Tous les projets ne s’y prêtent pas, mais lorsque c’est le cas, il est très favorable de réunir des auteurs autour d’une table et autour d’une même série, affirme la productrice de KOTV. « Avec cette façon de travailler, même si on a des délais assez courts, on a des textes de grande qualité. »

Dur à baliser

« C’est seulement à 40 ans que j’ai pu vivre entièrement de mon métier », raconte Geneviève Simard, qui a débuté comme scénariste en 2003, après un parcours de comédienne. C’est lorsqu’elle a coécrit la série diffusée au Canada anglais The Disappearance, avec Normand Daneau, que les choses ont pris leur envol pour de bon. Mais tous n’ont pas la chance de proposer un projet qui se rendra à ce stade, et ils doivent alors parfois multiplier les séries ou d’autres projets professionnels pour gagner leur vie.

La Société des auteurs de radio, télévision et cinéma (SARTEC) a toutefois convenu pour ses membres d’une rémunération minimum. Dès qu’elle le peut, elle s’érige en chien de garde. Mais alors se pose aussi le problème des « contrats maison », qui ne sont régis par aucune balise. Dans ces cas, la SARTEC peut agir comme conseillère pour les auteurs, avant la signature, rien de bien plus.

Pour les contrats types, « on reçoit la très grande majorité du volume et on les vérifie, pour être sûr que c’est conforme aux ententes collectives », explique la directrice générale Stéphanie Hénault. « La plupart du temps, les auteurs seront payés plus que le minimum par les producteurs. La rémunération minimum, c’est souvent plus pour les jeunes auteurs. »
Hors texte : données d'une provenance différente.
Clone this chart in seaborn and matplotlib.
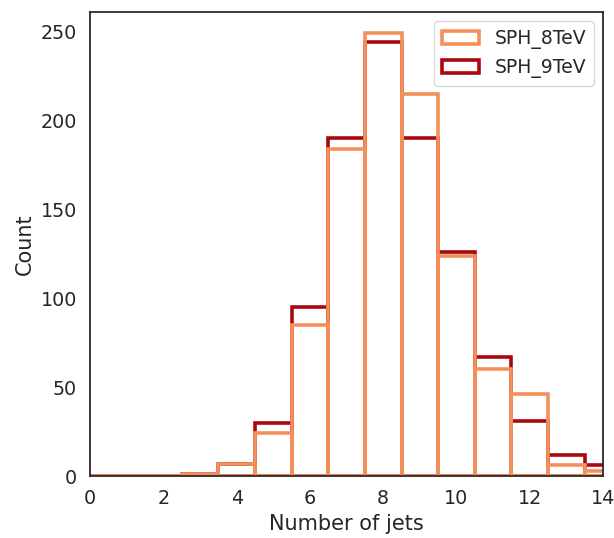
import numpy as np
import pandas as pd
import matplotlib
matplotlib.use("Agg")
import matplotlib.pyplot as plt
import seaborn as sns

jets = list(range(0, 15))
sph_8tev = [0, 0, 0, 1, 7, 24, 85, 184, 249, 215, 124, 60, 46, 6, 3]
sph_9tev = [0, 0, 0, 1, 7, 30, 95, 190, 244, 190, 126, 67, 31, 12, 6]
labels = ["SPH_8TeV", "SPH_9TeV"]
colors = ["#f4905c", "#a8080e"]

df = pd.DataFrame({
    "Number of jets": jets * 2,
    "Count": sph_8tev + sph_9tev,
    "sample": [labels[0]] * len(jets) + [labels[1]] * len(jets),
})

sns.set_theme(style="white", font_scale=1.25)
plt.rcParams['font.family'] = ['DejaVu Sans']
plt.rcParams['legend.fontsize'] = 13.5

fig, ax = plt.subplots(figsize=(6.14, 5.38), dpi=100)
sns.histplot(data=df, x="Number of jets", weights="Count", hue="sample",
             hue_order=labels, palette=colors, discrete=True,
             element="bars", fill=False, linewidth=2.6, ax=ax)
ax.set_xlim(0, 14)
ax.set_ylim(0, 261)
ax.set_ylabel("Count")
for s in ax.spines.values():
    s.set_color("#222222")
sns.move_legend(ax, "upper right", title=None)
fig.subplots_adjust(left=0.147, right=0.982, top=0.978, bottom=0.115)
fig.savefig("out.png", dpi=100)
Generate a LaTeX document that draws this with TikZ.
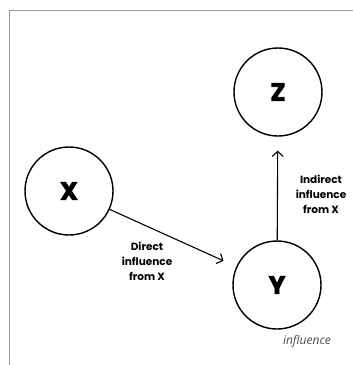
\documentclass[tikz,border=0pt]{standalone}
\usepackage{fontspec}
\setmainfont{Poppins}
\newfontfamily\capfont{Open Sans}
\newfontfamily\varfont{Poppins}[FakeBold=2.5]
\usetikzlibrary{arrows.meta}
\tikzset{
  var/.style={circle, draw, line width=1.4pt, minimum size=88pt, inner sep=0pt, font=\varfont\fontsize{25}{25}\selectfont\bfseries},
  infl/.style={-{Straight Barb[length=5pt,width=11pt]}, line width=1.1pt, shorten >=14pt},
  lbl/.style={align=center, font=\fontsize{10.5}{15}\selectfont\bfseries}
}
\begin{document}
\begin{tikzpicture}[x=1pt, y=-1pt]
	\useasboundingbox (0, 0) rectangle (353, 365);
	\draw[gray!80, line width=0.9pt] (9, 365) -- (9, 10) -- (353, 10);
	\node[var] (x) at (69, 191) {X};
	\node[var] (y) at (277, 285) {Y};
	\node[var] (z) at (278, 92) {Z};
	\draw[infl] (x) -- (y);
	\draw[infl] (y) -- (z);
	\node[lbl] (dir) at (147, 261) {Direct\\influence\\from X};
	\node[lbl] (ind) at (321, 194) {Indirect\\influence\\from X};
	\node[font=\capfont\itshape\fontsize{12}{12}\selectfont, text=black!70] (cap) at (307, 341) {influence};
\end{tikzpicture}
\end{document}
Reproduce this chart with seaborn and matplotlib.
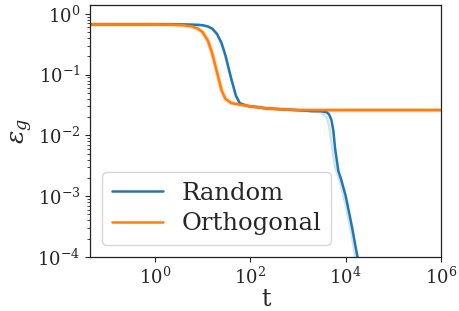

La télévision jeunesse n’a d’ailleurs pas vu grand changement dans le budget qu’on lui accorde, fait remarquer Stéphanie Hénault.

« Les auteurs jeunesse se surmènent notamment parce qu’ils sont forcés de se consacrer à plusieurs projets à la fois, alors que la rémunération n’est pas à la hauteur. Il faut qu’on leur donne les conditions pour grandir, créer et être rémunérés adéquatement. Sinon, ils vont faire autre chose ou ils vont faire des burnouts.  »

— Stéphanie Hénault, directrice générale de la SARTEC

« Pour que le créateur soit en mesure d’écrire et de livrer des textes sans y laisser sa santé, il ne faut pas des conditions minimales, ajoute Chantal Cadieux. Il faut des conditions non pas idéales, mais presque. » C’est vers cette conclusion que tendent tous les artistes et artisans interrogés. Ce métier qui les passionne vient avec des défis incontournables (et souvent stimulants), mais les conditions qui peuvent être améliorées méritent de l’être, disent-ils d’une voix. Pour la santé des créateurs et celle de notre télévision.